There is some part of human nature that encourages people to make amends. We all make mistakes – however much we don’t like that fact – and it makes us feel better if we can put them right. Particularly sizeable ones.
Or, if that’s not possible, we want to do something to make up for the initial errors. In other words, to make amends.
What is interesting is how we sometimes try to make up for former less-than-desirable behaviour with one person (or more) by working very hard to do better for a new person with whom we have the same or similar relationship.
I think this is generally a good thing to do, but there can be considerable collateral damage along the way. I want to talk about this with respect to grandmothers, but let me begin with a completely different example.
I am no great expert on second marriages, having had only one marriage in the course of my life, but the pattern is well known.
A common scenario is a couple who marry when they are very young. The man (but it could be the woman) is heavily engaged in furthering his career and pays insufficient attention to his wife and children. They fall out of love and divorce.
Sometime after, the man re-marries and is determined not to make the same mistakes that led to the downfall of the first marriage. He may, of course, make other mistakes entirely, but the intention is clear.
Thus, he makes a much greater effort to help his new wife and takes a more active role in bringing up his children.
This change in attitude is doubtless in part due to increased maturity arising from greater age and experience, not to mention the differing personalities of the individual partners.
But I suspect there is also an element of making amends, consciously or unconsciously, for his past behaviour. We all want to feel good about ourselves and this is one way of soothing old wounds.
All the benefit of the new behaviour goes to the new wife and family, of course, with little benefit at all to those left behind. Indeed, it is likely to be the source of enormous anger for the first wife if she becomes aware of the care and attention given to the second family.

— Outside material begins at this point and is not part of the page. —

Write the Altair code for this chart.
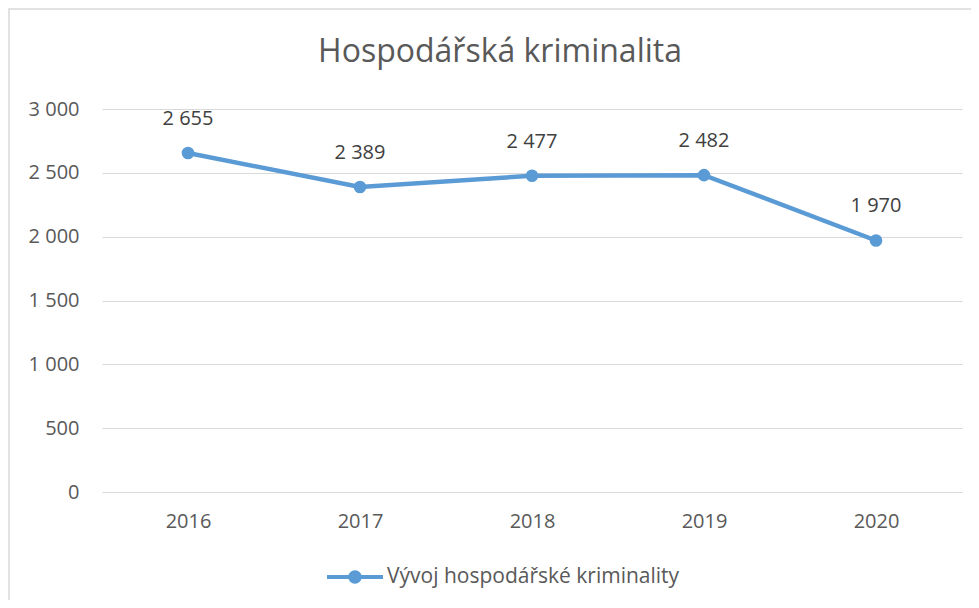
import altair as alt
import pandas as pd

years = ["2016", "2017", "2018", "2019", "2020"]
values = [2655, 2389, 2477, 2482, 1970]
series_name = "Vývoj hospodářské kriminality"
y_ticks = [0, 500, 1000, 1500, 2000, 2500, 3000]

df = pd.DataFrame({"rok": years, "hodnota": values, "serie": [series_name] * len(years)})

FONT = "Open Sans"
BLUE = "#5B9BD5"
W, H = 860, 383

x_enc = alt.X("rok:O", title=None, sort=years,
              scale=alt.Scale(type="point", padding=0.5),
              axis=alt.Axis(labelAngle=0, labelFontSize=20, labelColor="#595959",
                            labelFont=FONT, ticks=False, domain=False, labelPadding=19))
y_enc = alt.Y("hodnota:Q", title=None,
              scale=alt.Scale(domain=[0, 3000], nice=False),
              axis=alt.Axis(values=y_ticks, labelFontSize=20, labelColor="#595959",
                            labelFont=FONT, ticks=False, domain=False, labelPadding=23,
                            gridColor="#d9d9d9", gridWidth=1.2,
                            labelExpr="replace(format(datum.value, ','), ',', ' ')"))

base = alt.Chart(df)

line = base.mark_line(color=BLUE, strokeWidth=4.5).encode(x=x_enc, y=y_enc)

legend_path = ("M -1 -0.075 L 1 -0.075 L 1 0.075 L -1 0.075 Z "
               "M 0.24 0 A 0.24 0.24 0 1 1 -0.24 0 A 0.24 0.24 0 1 1 0.24 0 Z")

points = base.mark_circle(size=160, opacity=1).encode(
    x=x_enc, y=y_enc,
    color=alt.Color("serie:N", title=None,
                    scale=alt.Scale(domain=[series_name], range=[BLUE]),
                    legend=alt.Legend(orient="none", legendX=225, legendY=440,
                                      symbolType=legend_path, symbolSize=3136,
                                      symbolStrokeWidth=0, symbolOpacity=1,
                                      labelFontSize=21, labelColor="#595959",
                                      labelFont=FONT, labelOffset=4, labelLimit=500)),
)

labels = base.transform_calculate(
    lbl="replace(format(datum.hodnota, ','), ',', ' ')"
).mark_text(dy=-34, fontSize=20, font=FONT, color="#404040", baseline="middle").encode(
    x=x_enc, y=y_enc, text="lbl:N"
)

frame = base.mark_rect(fill=None, stroke="#d9d9d9", strokeWidth=1.5).encode(
    x=alt.value(-93), x2=alt.value(W + 60), y=alt.value(-100), y2=alt.value(H + 150)
).transform_filter("datum.rok == '2016'")

chart = alt.layer(frame, line, points, labels).properties(
    width=W, height=H,
    padding={"left": 94, "top": 101, "right": 9, "bottom": 108},
    autosize=alt.AutoSizeParams(type="none"),
    title=alt.TitleParams("Hospodářská kriminalita", fontSize=32, font=FONT,
                          fontWeight="normal", color="#595959", anchor="middle",
                          dx=-32, offset=-61),
).configure_view(stroke=None)

chart.save("out.html", embed_options={"renderer": "svg", "actions": False})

“Why wasn’t he like this with us?” she very reasonably laments. And the children undoubtedly have their own views, too.
It is an old story and I offer no easy solutions.
An interesting parallel can be seen with grandmothers. Probably grandfathers, too, but let’s keep to the women.
A woman marries and has children in the very years of her life when her career also needs nourishing. She is highly stretched in every direction. She wants to give her children all the attention they need, but is inevitably caught between their needs and those of her paid occupation. Not to mention those of her husband and herself.
Much has been written over the years about the difficulties of ‘having it all’. Something suffers and it is, not infrequently, the children. And career-driven mothers blame themselves. Big time.
Many years later, the same woman finds herself with grandchildren. Her own situation has changed greatly. She is much less likely to be climbing a career ladder if she is still working at all.
She has the time (and maturity) to focus properly on the children and realises how much fun it is to be with them. Perhaps her son or daughter lives nearby and has actually asked for regular help with childcare.
In any case, she becomes a much more hands-on grandmother than she was a mother. As I have written frequently, the relationship with grandchildren is often much easier in any case for a whole lot of reasons.
And, again perhaps consciously or unconsciously, she sees this as a wonderful opportunity to make up for the previous shortfalls in the time and attention given to her children.
This was a not in-frequent theme in discussions held with a variety of grandmothers for a book I wrote on grandmother’s lives.
Each had their own story, but many felt that they had not been an especially good mother for one reason or another. Some felt this was not their fault and did not blame themselves.
But others felt that their new relationship with their grandchildren was a perfect opportunity to make amends. And it helped them to feel better about themselves.
Again, all this may be good for the grandmother and her grandchildren, but her children may well be resentful that they did not benefit in the same way. Unless it is their particular children who gained the attention and even then, there may still be lingering discontent.
Many SixtyandMe.com articles tend to provide helpful advice on how to cope with problems raised. I am not a counsellor and am not sure what can be done here aside from, perhaps, starting an explanatory discussion with those concerned.
Do you feel you are a better grandmother than you were a mother? Have you ever thought of this as a way of making amends for past behaviour? Do you have experience as either a first wife or second wife, where the husband gave much more attention to his second family? How did this make you feel? Did you think that he was trying to make amends?